>> Start Data segment
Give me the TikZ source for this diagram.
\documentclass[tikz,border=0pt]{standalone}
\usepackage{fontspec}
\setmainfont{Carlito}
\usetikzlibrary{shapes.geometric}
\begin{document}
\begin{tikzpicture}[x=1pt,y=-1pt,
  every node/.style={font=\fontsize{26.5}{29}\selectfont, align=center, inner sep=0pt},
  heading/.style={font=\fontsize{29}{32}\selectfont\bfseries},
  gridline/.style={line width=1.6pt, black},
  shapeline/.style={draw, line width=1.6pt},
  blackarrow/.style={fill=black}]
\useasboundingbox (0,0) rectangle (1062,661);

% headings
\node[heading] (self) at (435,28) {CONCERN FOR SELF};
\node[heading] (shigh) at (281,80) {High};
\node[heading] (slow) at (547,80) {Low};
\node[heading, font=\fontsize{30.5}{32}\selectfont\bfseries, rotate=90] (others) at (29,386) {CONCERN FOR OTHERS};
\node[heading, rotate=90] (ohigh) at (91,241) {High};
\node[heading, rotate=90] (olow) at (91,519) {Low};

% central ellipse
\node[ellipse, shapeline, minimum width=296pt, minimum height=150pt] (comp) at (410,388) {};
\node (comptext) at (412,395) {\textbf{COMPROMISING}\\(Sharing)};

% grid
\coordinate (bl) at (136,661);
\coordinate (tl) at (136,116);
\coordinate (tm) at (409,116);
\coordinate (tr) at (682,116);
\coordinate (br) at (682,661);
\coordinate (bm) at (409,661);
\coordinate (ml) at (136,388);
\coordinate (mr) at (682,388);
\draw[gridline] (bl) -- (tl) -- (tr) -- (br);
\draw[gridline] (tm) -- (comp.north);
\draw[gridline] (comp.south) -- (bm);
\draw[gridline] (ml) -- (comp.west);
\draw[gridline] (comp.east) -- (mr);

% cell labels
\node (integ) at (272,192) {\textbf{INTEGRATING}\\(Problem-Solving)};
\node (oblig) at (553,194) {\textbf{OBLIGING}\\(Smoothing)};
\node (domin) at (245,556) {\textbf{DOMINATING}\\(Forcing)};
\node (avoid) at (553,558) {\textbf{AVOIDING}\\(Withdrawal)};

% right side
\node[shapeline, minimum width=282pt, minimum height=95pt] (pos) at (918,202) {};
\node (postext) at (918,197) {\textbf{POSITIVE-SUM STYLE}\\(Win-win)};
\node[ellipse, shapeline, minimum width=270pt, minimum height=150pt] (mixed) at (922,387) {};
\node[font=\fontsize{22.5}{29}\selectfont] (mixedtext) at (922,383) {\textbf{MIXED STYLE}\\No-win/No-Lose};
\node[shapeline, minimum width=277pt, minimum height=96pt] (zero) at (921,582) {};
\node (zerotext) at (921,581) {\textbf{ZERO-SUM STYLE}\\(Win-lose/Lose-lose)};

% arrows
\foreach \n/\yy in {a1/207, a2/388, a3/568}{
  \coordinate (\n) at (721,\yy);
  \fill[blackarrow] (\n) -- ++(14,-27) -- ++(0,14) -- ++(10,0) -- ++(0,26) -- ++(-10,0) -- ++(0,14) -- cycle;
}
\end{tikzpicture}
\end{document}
>> End Data segment
Please transcribe, exactly and with nothing added, the lines from the first line of the material above through the line that contains "(comp.east) -- (mr);".

Give me the TikZ source for this diagram.
\documentclass[tikz,border=0pt]{standalone}
\usepackage{fontspec}
\setmainfont{Carlito}
\usetikzlibrary{shapes.geometric}
\begin{document}
\begin{tikzpicture}[x=1pt,y=-1pt,
  every node/.style={font=\fontsize{26.5}{29}\selectfont, align=center, inner sep=0pt},
  heading/.style={font=\fontsize{29}{32}\selectfont\bfseries},
  gridline/.style={line width=1.6pt, black},
  shapeline/.style={draw, line width=1.6pt},
  blackarrow/.style={fill=black}]
\useasboundingbox (0,0) rectangle (1062,661);

% headings
\node[heading] (self) at (435,28) {CONCERN FOR SELF};
\node[heading] (shigh) at (281,80) {High};
\node[heading] (slow) at (547,80) {Low};
\node[heading, font=\fontsize{30.5}{32}\selectfont\bfseries, rotate=90] (others) at (29,386) {CONCERN FOR OTHERS};
\node[heading, rotate=90] (ohigh) at (91,241) {High};
\node[heading, rotate=90] (olow) at (91,519) {Low};

% central ellipse
\node[ellipse, shapeline, minimum width=296pt, minimum height=150pt] (comp) at (410,388) {};
\node (comptext) at (412,395) {\textbf{COMPROMISING}\\(Sharing)};

% grid
\coordinate (bl) at (136,661);
\coordinate (tl) at (136,116);
\coordinate (tm) at (409,116);
\coordinate (tr) at (682,116);
\coordinate (br) at (682,661);
\coordinate (bm) at (409,661);
\coordinate (ml) at (136,388);
\coordinate (mr) at (682,388);
\draw[gridline] (bl) -- (tl) -- (tr) -- (br);
\draw[gridline] (tm) -- (comp.north);
\draw[gridline] (comp.south) -- (bm);
\draw[gridline] (ml) -- (comp.west);
\draw[gridline] (comp.east) -- (mr);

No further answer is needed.